------ GIVEN RECORDS ------
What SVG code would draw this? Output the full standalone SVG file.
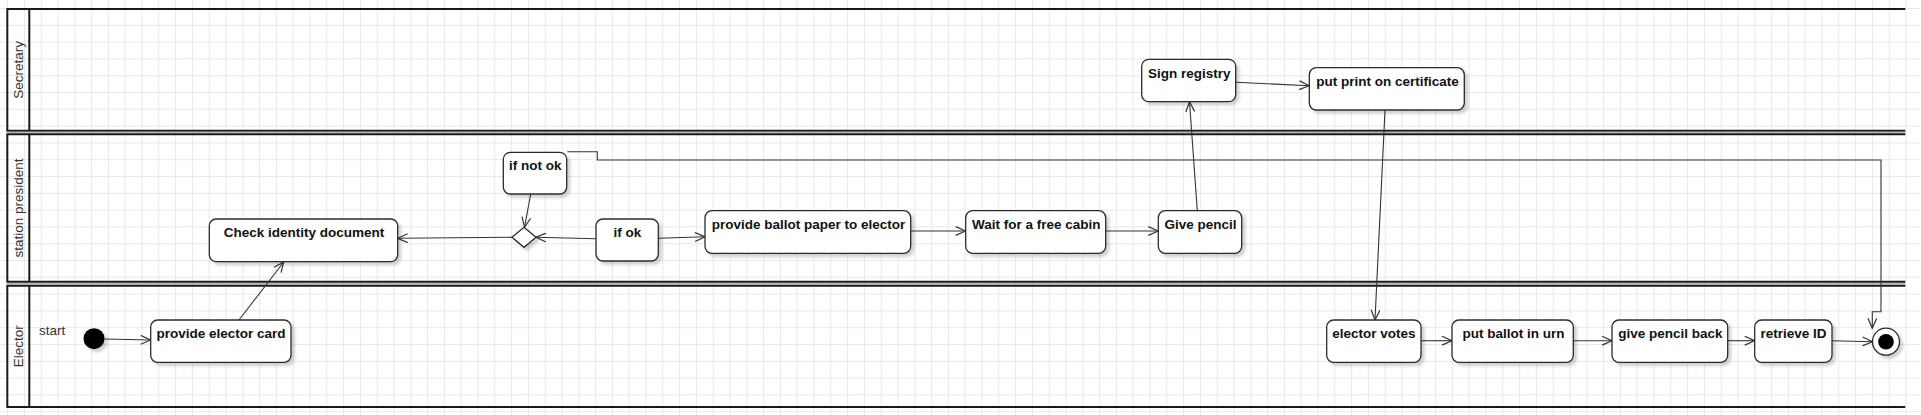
<svg xmlns="http://www.w3.org/2000/svg" width="1921" height="415" viewBox="0 0 1921 415">
  <defs>
    <pattern id="grid" x="-0.8" y="0.1" width="16.8" height="16.8" patternUnits="userSpaceOnUse">
      <path d="M0 8.4 H16.8 M8.4 0 V16.8" fill="none" stroke="#e8e8e8" stroke-width="1"/>
    </pattern>
    <filter id="shadow" x="-20%" y="-20%" width="140%" height="160%">
      <feDropShadow dx="3" dy="3" stdDeviation="1.6" flood-color="#000" flood-opacity="0.18"/>
    </filter>
    <marker id="open" viewBox="0 0 12 10" refX="11" refY="5" markerWidth="12" markerHeight="10" markerUnits="userSpaceOnUse" orient="auto">
      <path d="M1 0.6 L11 5 L1 9.4" fill="none" stroke="#333" stroke-width="1.2"/>
    </marker>
    <style>
      .lane { fill: none; stroke: #1a1a1a; stroke-width: 2; }
      .gap { fill: none; stroke: #b8b8b8; stroke-width: 1.6; }
      .lanelabel { font-family: "Liberation Sans", Arial, sans-serif; font-size: 13.5px; fill: #333; text-anchor: middle; }
      .node rect { fill: #fff; stroke: #2b2b2b; stroke-width: 1.3; filter: url(#shadow); }
      .node text { font-family: "Liberation Sans", Arial, sans-serif; font-size: 13.5px; font-weight: bold; fill: #111; text-anchor: middle; }
      .conn { fill: none; stroke: #333; stroke-width: 1.1; marker-end: url(#open); }
      .label { font-family: "Liberation Sans", Arial, sans-serif; font-size: 13.5px; font-weight: normal; fill: #333; text-anchor: start; }
    </style>
  </defs>

  <rect x="0" y="0" width="1921" height="415" fill="#fff"/>
  <rect x="0" y="0" width="1921" height="415" fill="url(#grid)"/>

  <g id="lanes">
    <g id="lane-secretary">
      <path class="lane" d="M1905.3 9 H7.3 V130.7 H1905.3 M29.3 9 V130.7"/>
      <text class="lanelabel" transform="translate(23 69.8) rotate(-90)">Secretary</text>
    </g>
    <path class="gap" d="M7.3 132.5 H1905.3"/>
    <g id="lane-president">
      <path class="lane" d="M1905.3 134.3 H7.3 V281.7 H1905.3 M29.3 134.3 V281.7"/>
      <text class="lanelabel" transform="translate(23 208) rotate(-90)">station president</text>
    </g>
    <path class="gap" d="M7.3 283.7 H1905.3"/>
    <g id="lane-elector">
      <path class="lane" d="M1905.3 285.7 H7.3 V407 H1905.3 M29.3 285.7 V407"/>
      <text class="lanelabel" transform="translate(23 346.3) rotate(-90)">Elector</text>
    </g>
  </g>

  <g id="connectors">
    <path class="conn" d="M104.5 339 L150.7 340"/>
    <path class="conn" d="M239 320 L283.7 262"/>
    <path class="conn" d="M512 237.3 L397.7 238.3"/>
    <path class="conn" d="M530.7 194 L524.5 227.3"/>
    <path class="conn" d="M596 238.7 L536 237.3"/>
    <path class="conn" d="M658.3 238.3 L705 236.7"/>
    <path class="conn" d="M910.7 231 L965.7 231"/>
    <path class="conn" d="M1105.7 231 L1158.3 231"/>
    <path class="conn" d="M1197.3 210.7 L1189.5 101.7"/>
    <path class="conn" d="M1235.7 82.3 L1309.3 85.7"/>
    <path class="conn" d="M1385 110 L1375 320"/>
    <path class="conn" d="M1421 340.7 L1452 340.7"/>
    <path class="conn" d="M1573.3 340.7 L1612 340.7"/>
    <path class="conn" d="M1727.7 340.7 L1754.7 340.7"/>
    <path class="conn" d="M1832 340.7 L1872.5 341.7"/>
    <path class="conn" d="M567.3 151.7 H597.3 V160 H1881 V311.7 H1872.3 V328.3" stroke="#555"/>
  </g>

  <g id="start">
    <text class="label" x="39" y="335">start</text>
    <circle cx="94" cy="338.7" r="10.5" fill="#000" filter="url(#shadow)"/>
  </g>

  <g id="provide-elector-card" class="node">
    <rect x="150.7" y="320" width="140.3" height="42.3" rx="7"/>
    <text x="221" y="338.3">provide elector card</text>
  </g>
  <g id="check-identity-document" class="node">
    <rect x="209.3" y="219" width="188.4" height="42.7" rx="7"/>
    <text x="304" y="236.8">Check identity document</text>
  </g>
  <g id="if-not-ok" class="node">
    <rect x="503.3" y="152.3" width="63.4" height="41.7" rx="7"/>
    <text x="535.3" y="170.3">if not ok</text>
  </g>
  <g id="decision" class="node">
    <path d="M512 237.3 L524 227.3 L536 237.3 L524 247.3 Z" fill="#fff" stroke="#2b2b2b" stroke-width="1.3" filter="url(#shadow)"/>
  </g>
  <g id="if-ok" class="node">
    <rect x="596" y="219" width="62.3" height="42" rx="7"/>
    <text x="627.5" y="236.8">if ok</text>
  </g>
  <g id="provide-ballot-paper" class="node">
    <rect x="705" y="210.7" width="205.7" height="42.6" rx="7"/>
    <text x="808.5" y="229">provide ballot paper to elector</text>
  </g>
  <g id="wait-free-cabin" class="node">
    <rect x="965.7" y="210.7" width="140" height="42.6" rx="7"/>
    <text x="1036.2" y="229">Wait for a free cabin</text>
  </g>
  <g id="give-pencil" class="node">
    <rect x="1158.3" y="210.7" width="83.4" height="42.6" rx="7"/>
    <text x="1200.5" y="229">Give pencil</text>
  </g>
  <g id="sign-registry" class="node">
    <rect x="1141.7" y="59.3" width="94" height="42.4" rx="7"/>
    <text x="1189.3" y="77.6">Sign registry</text>
  </g>
  <g id="put-print-on-certificate" class="node">
    <rect x="1309.3" y="67.7" width="155" height="42.3" rx="7"/>
    <text x="1387.5" y="86.2">put print on certificate</text>
  </g>
  <g id="elector-votes" class="node">
    <rect x="1326.7" y="320" width="94.3" height="42.3" rx="7"/>
    <text x="1374" y="338.3">elector votes</text>
  </g>
  <g id="put-ballot-in-urn" class="node">
    <rect x="1452" y="320" width="121.3" height="42.3" rx="7"/>
    <text x="1513.6" y="338.3">put ballot in urn</text>
  </g>
  <g id="give-pencil-back" class="node">
    <rect x="1612" y="320" width="115.7" height="42.3" rx="7"/>
    <text x="1670.3" y="338.3">give pencil back</text>
  </g>
  <g id="retrieve-id" class="node">
    <rect x="1754.7" y="320" width="77.3" height="42.3" rx="7"/>
    <text x="1793.5" y="338.3">retrieve ID</text>
  </g>
  <g id="end">
    <circle cx="1886" cy="341.7" r="13.5" fill="#fff" stroke="#2b2b2b" stroke-width="1.3" filter="url(#shadow)"/>
    <circle cx="1886" cy="341.7" r="7.8" fill="#000"/>
  </g>
</svg>
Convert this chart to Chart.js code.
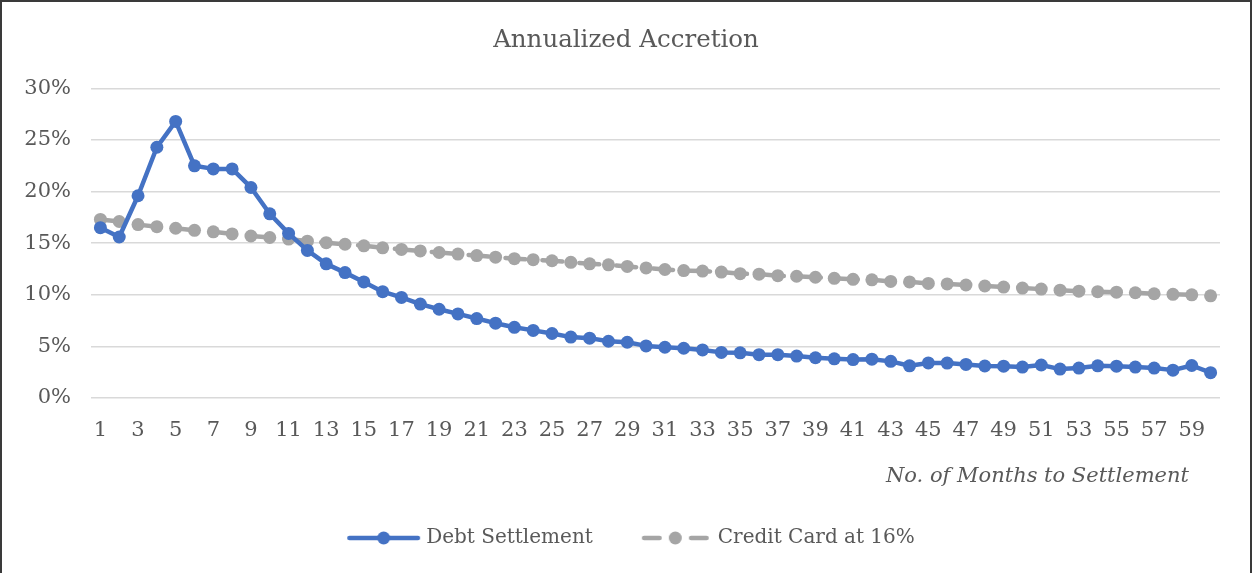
<!DOCTYPE html>
<html>
<head>
<meta charset="utf-8">
<script src="https://cdn.jsdelivr.net/npm/chart.js@4.4.0/dist/chart.umd.min.js"></script>
<style>
    html, body { margin: 0; padding: 0; background: #fff; }
    #wrap {
        position: relative;
        width: 1252px;
        height: 573px;
        box-sizing: border-box;
        border: 2px solid #3a3a3a;
        border-bottom: none;
        overflow: hidden;
    }
    #chart { display: block; }
</style>
</head>
<body>
<div id="wrap"><canvas id="chart" width="1248" height="571"></canvas></div>
<script>
// Annualized Accretion - Debt Settlement vs Credit Card
const months = [];
for (let m = 1; m <= 60; m++) months.push(String(m));

const debtSettlement = [
    16.5, 15.6, 19.6, 24.3, 26.8, 22.5, 22.2, 22.2, 20.4, 17.85,
    15.95, 14.3, 13.0, 12.15, 11.25, 10.3, 9.75, 9.1, 8.6, 8.15,
    7.7, 7.25, 6.85, 6.55, 6.25, 5.9, 5.8, 5.5, 5.4, 5.05,
    4.92, 4.82, 4.66, 4.42, 4.38, 4.2, 4.2, 4.06, 3.9, 3.8,
    3.72, 3.76, 3.55, 3.12, 3.4, 3.38, 3.25, 3.1, 3.08, 3.0,
    3.2, 2.8, 2.9, 3.12, 3.08, 3.0, 2.9, 2.7, 3.15, 2.45
];

const creditCard = [
    17.3, 17.1, 16.8, 16.6, 16.45, 16.25, 16.1, 15.9, 15.7, 15.55,
    15.4, 15.2, 15.05, 14.9, 14.75, 14.55, 14.4, 14.25, 14.1, 13.95,
    13.8, 13.65, 13.5, 13.4, 13.3, 13.15, 13.0, 12.9, 12.75, 12.6,
    12.45, 12.35, 12.3, 12.2, 12.05, 12.0, 11.85, 11.8, 11.7, 11.6,
    11.5, 11.45, 11.3, 11.25, 11.1, 11.05, 10.95, 10.85, 10.75, 10.65,
    10.55, 10.45, 10.35, 10.3, 10.25, 10.2, 10.1, 10.05, 10.0, 9.9
];

const yTicks = [0, 5, 10, 15, 20, 25, 30];
const xTitle = 'No. of Months to Settlement';

const BLUE = '#4472C4';
const GRAY = '#A5A5A5';
const TEXT = '#595959';
const FONT = "'DejaVu Serif', serif";

// Legend marker: a short line with a dot in the middle (Excel style).
// Image is a bit wider than the legend box so the line runs close to the text.
function legendMarker(color, dashed) {
    const c = document.createElement('canvas');
    c.width = 89;
    c.height = 16;
    const g = c.getContext('2d');
    g.strokeStyle = color;
    g.fillStyle = color;
    g.lineWidth = 4.5;
    g.lineCap = 'round';
    g.beginPath();
    if (dashed) {
        g.moveTo(20.25, 8); g.lineTo(35.75, 8);
        g.moveTo(67.25, 8); g.lineTo(82.75, 8);
    } else {
        g.moveTo(17.25, 8); g.lineTo(85.75, 8);
    }
    g.stroke();
    g.beginPath();
    g.arc(51.5, 8, 6.5, 0, Math.PI * 2);
    g.fill();
    return c;
}

const markers = [legendMarker(BLUE, false), legendMarker(GRAY, true)];

// Axis title sits a bit left of the plot's right edge, as in the original
const axisTitlePlugin = {
    id: 'axisTitle',
    afterDraw(chart) {
        const { ctx, chartArea } = chart;
        ctx.save();
        ctx.font = "italic 21px 'DejaVu Serif', serif";
        ctx.fillStyle = TEXT;
        ctx.textAlign = 'right';
        ctx.textBaseline = 'middle';
        ctx.fillText(xTitle, chartArea.right - 31, chartArea.bottom + 79);
        ctx.restore();
    }
};

const ctx = document.getElementById('chart').getContext('2d');
new Chart(ctx, {
    type: 'line',
    data: {
        labels: months,
        datasets: [{
            label: 'Debt Settlement',
            data: debtSettlement,
            borderColor: BLUE,
            backgroundColor: BLUE,
            borderWidth: 4.5,
            borderCapStyle: 'round',
            borderJoinStyle: 'round',
            pointRadius: 6.5,
            pointBorderWidth: 0,
            pointBackgroundColor: BLUE,
            tension: 0
        }, {
            label: 'Credit Card at 16%',
            data: creditCard,
            borderColor: GRAY,
            backgroundColor: GRAY,
            borderWidth: 4.5,
            borderDash: [20, 17],
            borderCapStyle: 'round',
            pointRadius: 6.5,
            pointBorderWidth: 0,
            pointBackgroundColor: GRAY,
            tension: 0
        }]
    },
    plugins: [axisTitlePlugin],
    options: {
        responsive: false,
        animation: false,
        layout: { padding: { left: 0, right: 0, top: 0, bottom: 15 } },
        scales: {
            x: {
                offset: true,
                afterFit: function(scale) { scale.height = 94; },
                grid: { display: false },
                border: { display: false },
                ticks: {
                    autoSkip: false,
                    maxRotation: 0,
                    padding: 12,
                    color: TEXT,
                    font: { family: FONT, size: 21 },
                    callback: function(val, i) {
                        return i % 2 === 0 ? this.getLabelForValue(val) : '';
                    }
                }
            },
            y: {
                min: 0,
                max: 30,
                afterFit: function(scale) { scale.width = 89; },
                afterBuildTicks: function(scale) {
                    scale.ticks = yTicks.map(v => ({ value: v }));
                },
                grid: { color: '#D9D9D9', lineWidth: 1.5, drawTicks: false },
                border: { display: false },
                ticks: {
                    padding: 20,
                    color: TEXT,
                    font: { family: FONT, size: 21 },
                    callback: v => v + '%'
                }
            },
            // empty right axis, only keeps the plot clear of the right edge
            yRight: {
                position: 'right',
                afterFit: function(scale) { scale.width = 30; },
                grid: { display: false },
                border: { display: false },
                ticks: { display: false }
            }
        },
        plugins: {
            title: {
                display: true,
                text: 'Annualized Accretion',
                color: TEXT,
                font: { family: FONT, size: 24.5, weight: 'normal' },
                padding: { top: 24, bottom: 33 }
            },
            legend: {
                position: 'bottom',
                labels: {
                    usePointStyle: true,
                    pointStyleWidth: 79,
                    padding: 36,
                    color: TEXT,
                    font: { family: FONT, size: 20 },
                    generateLabels: function(chart) {
                        return chart.data.datasets.map((ds, i) => ({
                            text: ds.label,
                            pointStyle: markers[i],
                            fillStyle: ds.borderColor,
                            strokeStyle: ds.borderColor,
                            lineWidth: 0,
                            fontColor: TEXT,
                            hidden: false,
                            datasetIndex: i
                        }));
                    }
                }
            },
            tooltip: { enabled: false }
        }
    }
});
</script>
</body>
</html>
------
◆ PROBLEM REQUIREMENTS: Copy out each line of the data containing the string "this".

◆ THE REPLY:
What SVG code would draw this? Output the full standalone SVG file.
Convert this chart to Chart.js code.
                        return i % 2 === 0 ? this.getLabelForValue(val) : '';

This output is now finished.